В ответной речи я сказал: я сознаю, что никакой документ, как бы важен он ни был, не может засыпать насильственно вырытые рвы. По указанию правительств нельзя прийти к взаимопониманию, а тем более к примирению. Они должны созреть в сердцах людей обеих стран. Я рассказал своим партнерам о беседах с генералом де Голлем, в которых шла речь о Германии и Польше. Он и я были едины в том, что народы Европы должны сохранить свою самобытность и именно это открывает перед континентом широкие перспективы. Итак, мне известно, «что изолированных ответов больше нет, есть только общеевропейские. И это также привело меня сюда». А в речи по случаю подписания договора я сказал: «Мое правительство принимает результаты истории. Совесть и понимание привели нас к выводам, не будь которых мы бы сюда не приехали». Однако никто не должен ожидать, что в политическом, юридическом и моральном смысле «я возьму на себя больше, чем это соответствует сознанию и убеждению». Прежде всего «границы должны меньше разделять и причинять меньше боли».

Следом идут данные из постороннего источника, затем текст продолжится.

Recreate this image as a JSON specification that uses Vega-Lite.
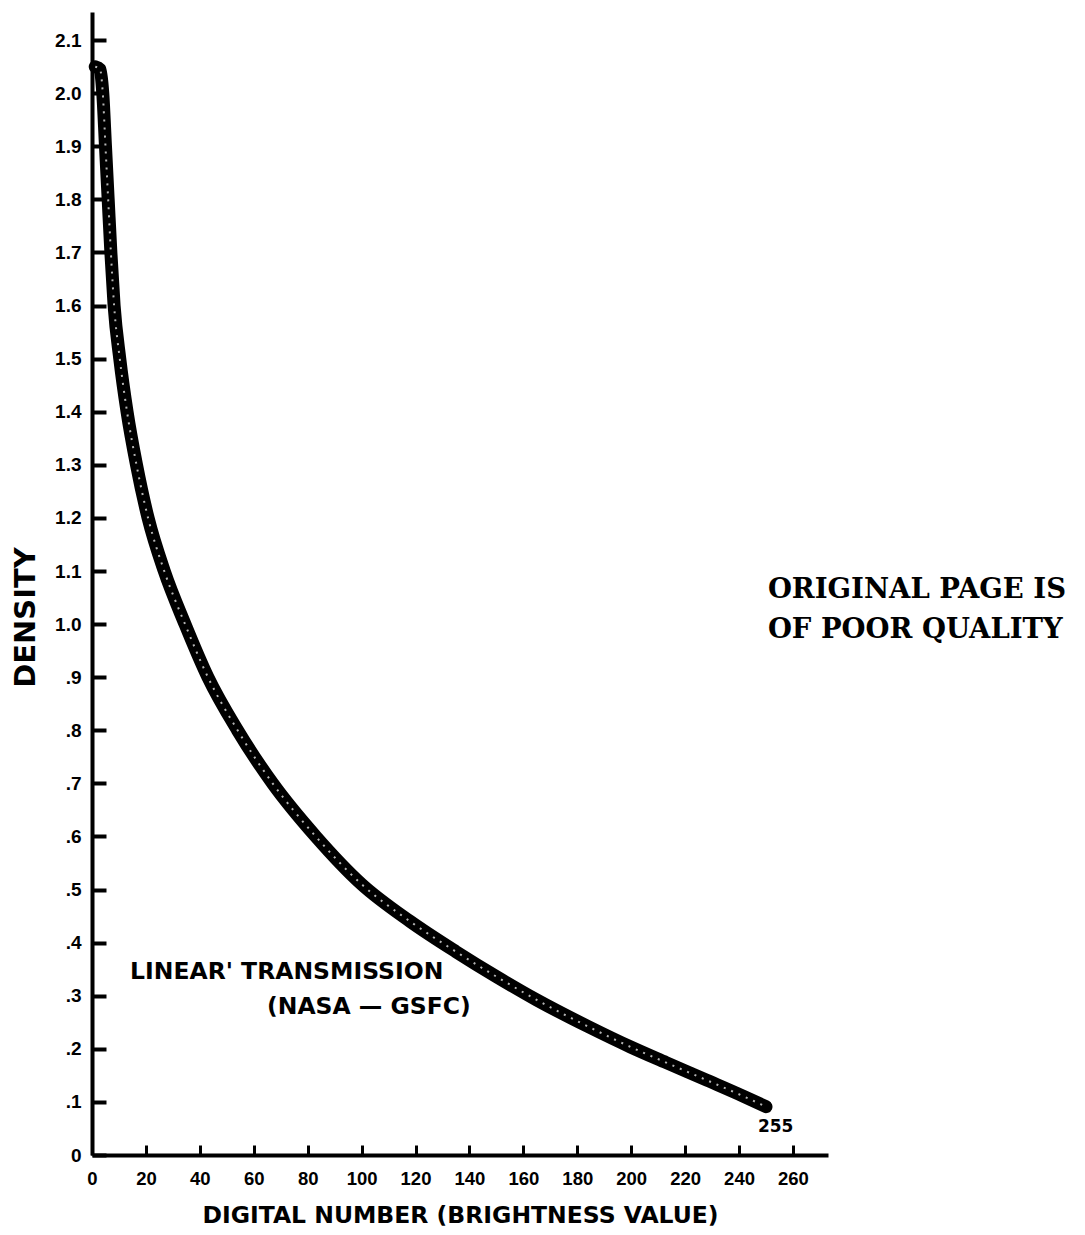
{
  "$schema": "https://vega.github.io/schema/vega-lite/v6.json",
  "width": 736,
  "height": 1143,
  "autosize": {"type": "none"},
  "padding": {"left": 92, "top": 12, "right": 257, "bottom": 80},
  "background": "white",
  "config": {"view": {"stroke": null}},
  "datasets": {
    "curve": [
      {"dn": 1.2, "density": 2.05},
      {"dn": 3.0, "density": 2.045},
      {"dn": 4.0, "density": 2.0},
      {"dn": 5.0, "density": 1.9},
      {"dn": 6.0, "density": 1.8},
      {"dn": 7.0, "density": 1.7},
      {"dn": 8.2, "density": 1.6},
      {"dn": 10.3, "density": 1.5},
      {"dn": 13.0, "density": 1.4},
      {"dn": 16.5, "density": 1.3},
      {"dn": 20.8, "density": 1.2},
      {"dn": 26.8, "density": 1.1},
      {"dn": 34.5, "density": 1.0},
      {"dn": 43.0, "density": 0.9},
      {"dn": 54.0, "density": 0.8},
      {"dn": 67.0, "density": 0.7},
      {"dn": 83.0, "density": 0.6},
      {"dn": 100.0, "density": 0.51},
      {"dn": 118.0, "density": 0.44},
      {"dn": 135.0, "density": 0.383},
      {"dn": 150.0, "density": 0.336},
      {"dn": 165.0, "density": 0.292},
      {"dn": 184.0, "density": 0.242},
      {"dn": 200.0, "density": 0.203},
      {"dn": 213.0, "density": 0.174},
      {"dn": 228.0, "density": 0.141},
      {"dn": 241.5, "density": 0.111},
      {"dn": 250.0, "density": 0.091}
    ],
    "notes": [
      {"dn": 14.1, "density": 0.345, "text": "LINEAR' TRANSMISSION"},
      {"dn": 64.9, "density": 0.279, "text": "(NASA — GSFC)"}
    ],
    "endlabel": [
      {"dn": 247, "density": 0.053, "text": "255"}
    ],
    "stamp": [
      {"dn": 250.7, "density": 1.065, "text": "ORIGINAL PAGE IS"},
      {"dn": 250.7, "density": 0.989, "text": "OF POOR QUALITY"}
    ]
  },
  "encoding": {
    "x": {
      "field": "dn",
      "type": "quantitative",
      "scale": {"domain": [0, 273], "nice": false, "zero": false},
      "axis": {
        "title": "DIGITAL NUMBER (BRIGHTNESS VALUE)",
        "values": [0, 20, 40, 60, 80, 100, 120, 140, 160, 180, 200, 220, 240, 260],
        "grid": false,
        "domainColor": "black",
        "domainWidth": 4,
        "tickColor": "black",
        "tickWidth": 3,
        "tickSize": -10,
        "labelPadding": 24,
        "labelFont": "Liberation Sans",
        "labelFontWeight": "bold",
        "labelFontSize": 18.5,
        "labelColor": "black",
        "labelFlush": false,
        "labelOverlap": false,
        "titleFont": "DejaVu Sans",
        "titleFontWeight": "bold",
        "titleFontSize": 23.5,
        "titleColor": "black",
        "titleBaseline": "middle",
        "titleY": 60
      }
    },
    "y": {
      "field": "density",
      "type": "quantitative",
      "scale": {"domain": [0, 2.153], "nice": false, "zero": false},
      "axis": {
        "title": "DENSITY",
        "values": [0, 0.1, 0.2, 0.3, 0.4, 0.5, 0.6, 0.7, 0.8, 0.9, 1.0, 1.1, 1.2, 1.3, 1.4, 1.5, 1.6, 1.7, 1.8, 1.9, 2.0, 2.1],
        "labelExpr": "datum.value == 0 ? '0' : (datum.value < 1 ? '.' + format(datum.value * 10, '.0f') : format(datum.value, '.1f'))",
        "grid": false,
        "domainColor": "black",
        "domainWidth": 4,
        "tickColor": "black",
        "tickWidth": 4,
        "tickSize": -14,
        "labelPadding": 25,
        "labelFont": "Liberation Sans",
        "labelFontWeight": "bold",
        "labelFontSize": 19,
        "labelColor": "black",
        "labelFlush": false,
        "labelOverlap": false,
        "titleFont": "DejaVu Sans",
        "titleFontWeight": "bold",
        "titleFontSize": 29,
        "titleColor": "black",
        "titleAngle": -90,
        "titleAlign": "center",
        "titleBaseline": "middle",
        "titleX": -67,
        "titleY": 605
      }
    }
  },
  "layer": [
    {
      "data": {"name": "curve"},
      "mark": {"type": "line", "color": "black", "strokeWidth": 13, "strokeCap": "round", "strokeJoin": "round", "interpolate": "monotone"}
    },
    {
      "data": {"name": "curve"},
      "mark": {"type": "line", "color": "white", "strokeWidth": 2, "strokeDash": [2, 6], "opacity": 0.7, "interpolate": "monotone"}
    },
    {
      "data": {"name": "notes"},
      "mark": {"type": "text", "align": "left", "baseline": "middle", "font": "DejaVu Sans", "fontWeight": "bold", "fontSize": 23.5, "color": "black"},
      "encoding": {"text": {"field": "text"}}
    },
    {
      "data": {"name": "endlabel"},
      "mark": {"type": "text", "align": "left", "baseline": "middle", "font": "DejaVu Sans", "fontWeight": "bold", "fontSize": 17, "color": "black"},
      "encoding": {"text": {"field": "text"}}
    },
    {
      "data": {"name": "stamp"},
      "mark": {"type": "text", "align": "left", "baseline": "middle", "font": "DejaVu Serif", "fontWeight": "bold", "fontSize": 27.5, "color": "black"},
      "encoding": {"text": {"field": "text"}}
    }
  ]
}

Я привез в Варшаву необычный груз. Нигде народ, люди не вынесли столько страданий, как в Польше. Механизированное уничтожение польского еврейства явилось вершиной кровожадности, которую трудно себе представить. А кто назовет имена евреев из других частей Европы, уничтоженных в одном лишь Освенциме? На пути в Варшаву была память о шести миллионах убитых, память об агонии варшавского гетто, за которой я следил из Стокгольма и которая так же, как несколько месяцев спустя героическое восстание в польской столице, была почти не замечена воевавшими против Гитлера правительствами.
Программой моего пребывания в Варшаве предусматривалось на следующее утро после моего прибытия возложение двух венков. Сначала на могиле Неизвестного солдата. Там я почтил память жертв насилия и предательства. На экраны телевизоров и на страницы газет всего мира попало изображение, показывающее меня стоящим на коленях перед памятником, воздвигнутым в честь погибших жителей еврейской части города. Меня часто спрашивали: с какой целью был сделан этот жест? Был ли он запланирован? Нет, никоим образом. Для моих ближайших сотрудников это явилось не меньшей неожиданностью, чем для стоявших рядом со мной репортеров и фотокорреспондентов, а также для тех, кто остался дома, потому что они не ожидали ничего «нового».
Я ничего не планировал, однако дворец Вилянов, где меня разместили, покидал с чувством, что следует как-то подчеркнуть особенность церемонии у монумента в бывшем гетто. Перед пропастью немецкой истории и под тяжестью памяти о миллионах убитых я сделал то, что делают люди, когда им не хватает слов.
Даже сейчас, двадцать лет спустя, я не могу это выразить лучше, чем тот корреспондент, который написал: «И вот он становится на колени. Он, для которого нет необходимости делать это за всех, кому это необходимо, но которые не становятся на колени, потому что не осмеливаются или не могут, или не могут осмелиться».
Дома, в Федеративной Республике, не было недостатка в язвительных, а тем более в глупых вопросах: не «перестарался» ли я с этим жестом? Польская сторона, как мне показалось, чувствовала себя смущенной. Вдень, когда это случилось, никто из моих хозяев не говорил со мной на эту тему, из чего я сделал вывод, что другие эту часть истории тоже еще не переварили. Карло Шмид, находившийся со мной в Варшаве, позднее рассказывал, что его спрашивали, почему на могиле Неизвестного солдата я возложил только венок, но не встал на колени? На другое утро в машине по пути на аэродром Циранкевич взял меня за руку и сказал, что очень многие были тронуты; его жена вечером звонила в Вену подруге, и обе они горько плакали.